-- Written task --
Report how many lines in the listing below include the word "this". Write nothing besides the number.

* START Source material *

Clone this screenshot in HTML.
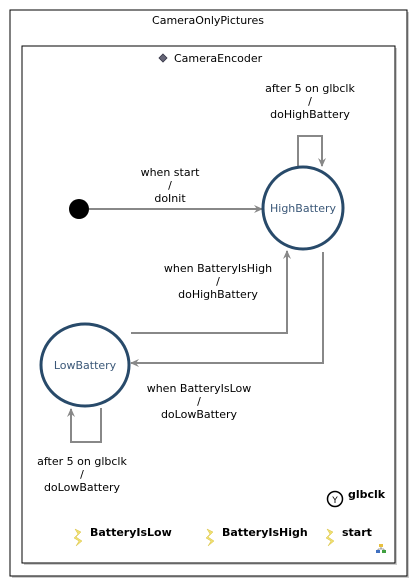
<!DOCTYPE html>
<html><head><style>
body{margin:0;background:#fff;}
svg{display:block;font-family:"DejaVu Sans","Liberation Sans",sans-serif;}
</style></head><body>
<svg width="419" height="587" viewBox="0 0 419 587">
<defs><marker id="a" markerWidth="10" markerHeight="10" refX="8" refY="4" orient="auto" markerUnits="userSpaceOnUse"><path d="M0,0 L9,4 L0,8 L3,4 Z" fill="#888"/></marker></defs>
<rect x="12" y="12" width="397" height="566" fill="#ccc"/>
<rect x="10" y="10" width="397" height="566" fill="#fff" stroke="#000" stroke-width="1"/>
<text x="208" y="24" font-size="11" text-anchor="middle">CameraOnlyPictures</text>
<rect x="24" y="48" width="373" height="517" fill="#ccc"/>
<rect x="22" y="46" width="373" height="517" fill="#fff" stroke="#000" stroke-width="1"/>
<path d="M163,54 L167,58 L163,62 L159,58 Z" fill="#667" stroke="#334" stroke-width="0.8"/>
<text x="174" y="62" font-size="11">CameraEncoder</text>
<g stroke="#888" stroke-width="2" fill="none">
<line x1="89" y1="209" x2="262" y2="209" marker-end="url(#a)"/>
<polyline points="298,168 298,136 322,136 322,166" marker-end="url(#a)"/>
<polyline points="131,333 287,333 287,251" marker-end="url(#a)"/>
<polyline points="323,252 323,363 131,363" marker-end="url(#a)"/>
<polyline points="101,408 101,442 71,442 71,409" marker-end="url(#a)"/>
</g>
<circle cx="79" cy="209" r="10" fill="#000"/>
<ellipse cx="303" cy="208" rx="40" ry="41" fill="#fff" stroke="#284a6a" stroke-width="3"/>
<ellipse cx="85" cy="365" rx="44" ry="41" fill="#fff" stroke="#284a6a" stroke-width="3"/>
<text x="303" y="212" font-size="11" fill="#3b5878" text-anchor="middle">HighBattery</text>
<text x="85" y="369" font-size="11" fill="#3b5878" text-anchor="middle">LowBattery</text>
<g font-size="11" text-anchor="middle">
<text x="170" y="176">when start</text><text x="170" y="189">/</text><text x="170" y="202">doInit</text>
<text x="310" y="92">after 5 on glbclk</text><text x="310" y="105">/</text><text x="310" y="118">doHighBattery</text>
<text x="218" y="272">when BatteryIsHigh</text><text x="218" y="285">/</text><text x="218" y="298">doHighBattery</text>
<text x="199" y="392">when BatteryIsLow</text><text x="199" y="405">/</text><text x="199" y="418">doLowBattery</text>
<text x="82" y="465">after 5 on glbclk</text><text x="82" y="478">/</text><text x="82" y="491">doLowBattery</text>
</g>
<circle cx="335" cy="499" r="7.5" fill="#fff" stroke="#000" stroke-width="1.5"/>
<text x="335" y="503" font-size="9" text-anchor="middle">Y</text>
<text x="348" y="498" font-size="11" font-weight="bold">glbclk</text>
<g fill="#f0e070" stroke="#d8c040" stroke-width="0.5">
<path d="M75,529 L81,532 L76,537 L82,541 L76,546 L79,541 L74,538 L78,534 Z"/>
<path d="M207,529 L213,532 L208,537 L214,541 L208,546 L211,541 L206,538 L210,534 Z"/>
<path d="M327,529 L333,532 L328,537 L334,541 L328,546 L331,541 L326,538 L330,534 Z"/>
</g>
<g font-size="11" font-weight="bold">
<text x="90" y="536">BatteryIsLow</text>
<text x="222" y="536">BatteryIsHigh</text>
<text x="342" y="536">start</text>
</g>
<rect x="379" y="544" width="4" height="3" fill="#e8c040"/>
<rect x="376" y="550" width="4" height="3" fill="#4070c0"/>
<rect x="382" y="550" width="4" height="3" fill="#40a040"/>
<path d="M381,547 V549 M378,549 H384 M378,549 V550 M384,549 V550" stroke="#555" stroke-width="0.6"/>
</svg>
</body></html>
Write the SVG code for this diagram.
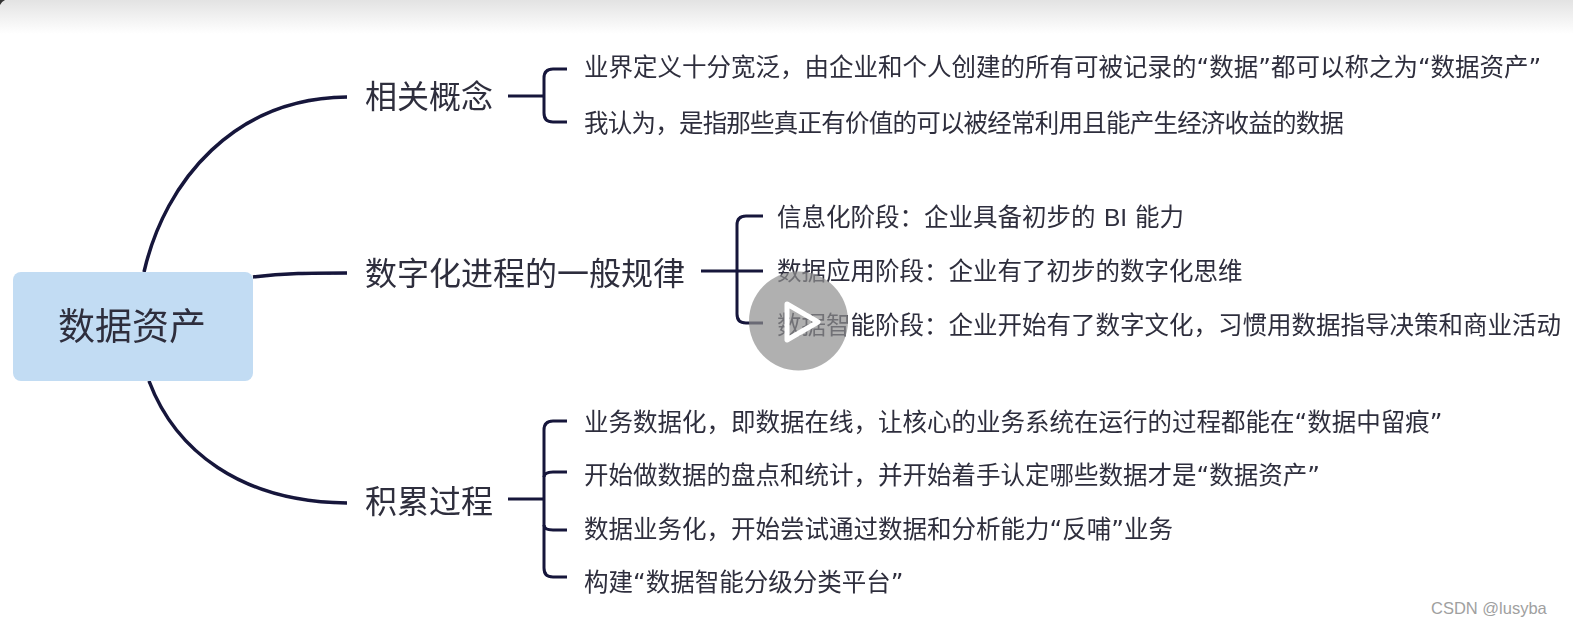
<svg xmlns="http://www.w3.org/2000/svg" width="1573" height="628" viewBox="0 0 1573 628">
<style>
text{font-family:"DejaVu Sans","Noto Sans CJK SC",sans-serif;fill:#2e2e3c}
.leaf{font-size:24.5px}
.branch{font-size:32px;font-family:"Noto Sans CJK SC",sans-serif}
.root{font-size:37px;text-anchor:middle;font-family:"Noto Sans CJK SC",sans-serif}
.lat{font-family:"Liberation Sans",sans-serif}
.c{fill:none;stroke:#14143a;stroke-linecap:butt}
.t{stroke-width:3.5}
.b{stroke-width:3}
</style>
<defs>
<linearGradient id="top" x1="0" y1="0" x2="0" y2="1"><stop offset="0" stop-color="#e3e3e3"/><stop offset="1" stop-color="#ffffff"/></linearGradient>
<filter id="soft" x="-5%" y="-5%" width="110%" height="110%"><feGaussianBlur stdDeviation="0.7"/></filter>
</defs>
<rect width="1573" height="628" fill="#fff"/>
<rect width="1573" height="34" fill="url(#top)"/>
<path d="M0 0H5Q1 2 0 5Z" fill="#333"/>
<g filter="url(#soft)">
<g id="connectors">
<path class="c t" d="M144 272C165 180 235 98 347 97"/>
<path class="c t" d="M253 277C285 273 310 273 347 273"/>
<path class="c t" d="M149 381C175 450 240 502 347 503"/>
<path class="c b" d="M508 96H543"/>
<path class="c b" d="M567 69H553Q544 69 544 78V113Q544 122 553 122H567"/>
<path class="c b" d="M701 271H763"/>
<path class="c b" d="M763 216H746Q737 216 737 225V314Q737 323 746 323H763"/>
<path class="c b" d="M508 499H543"/>
<path class="c b" d="M567 421H553Q544 421 544 430V568Q544 577 553 577H567"/>
<path class="c b" d="M544 477Q544 472 553 472H567M544 525Q544 530 553 530H567"/>
</g>
<g id="root"><rect x="13" y="272" width="240" height="109" rx="8" fill="#c2dcf3"/><text class="root" x="132" y="340">数据资产</text></g>
<g id="b1"><text class="branch" x="365" y="108">相关概念</text></g>
<g id="b2"><text class="branch" x="365" y="285">数字化进程的一般规律</text></g>
<g id="b3"><text class="branch" x="365" y="513">积累过程</text></g>
<g id="l1"><text class="leaf" x="584" y="76">业界定义十分宽泛，由企业和个人创建的所有可被记录的“数据”都可以称之为“数据资产”</text></g>
<g id="l2"><text class="leaf" x="584" y="132" textLength="760">我认为，是指那些真正有价值的可以被经常利用且能产生经济收益的数据</text></g>
<g id="l3"><text class="leaf" x="777" y="226">信息化阶段：企业具备初步的<tspan class="lat" x="1104">BI</tspan><tspan x="1135">能力</tspan></text></g>
<g id="l4"><text class="leaf" x="777" y="280">数据应用阶段：企业有了初步的数字化思维</text></g>
<g id="l5"><text class="leaf" x="777" y="334">数据智能阶段：企业开始有了数字文化，习惯用数据指导决策和商业活动</text></g>
<g id="l6"><text class="leaf" x="584" y="431">业务数据化，即数据在线，让核心的业务系统在运行的过程都能在“数据中留痕”</text></g>
<g id="l7"><text class="leaf" x="584" y="484">开始做数据的盘点和统计，并开始着手认定哪些数据才是“数据资产”</text></g>
<g id="l8"><text class="leaf" x="584" y="538">数据业务化，开始尝试通过数据和分析能力“反哺”业务</text></g>
<g id="l9"><text class="leaf" x="584" y="591">构建“数据智能分级分类平台”</text></g>
</g>
<circle cx="798.5" cy="321" r="49.5" fill="#8e8e8e" fill-opacity="0.7"/>
<path d="M787 304L818 322L787 340Z" fill="none" stroke="#fff" stroke-width="5" stroke-linejoin="round"/>
<text x="1431" y="614" style="font-family:'Liberation Sans',sans-serif;font-size:16.5px;fill:#a0a0a0">CSDN @lusyba</text>
</svg>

* END Source material *

-- Exercise response --
2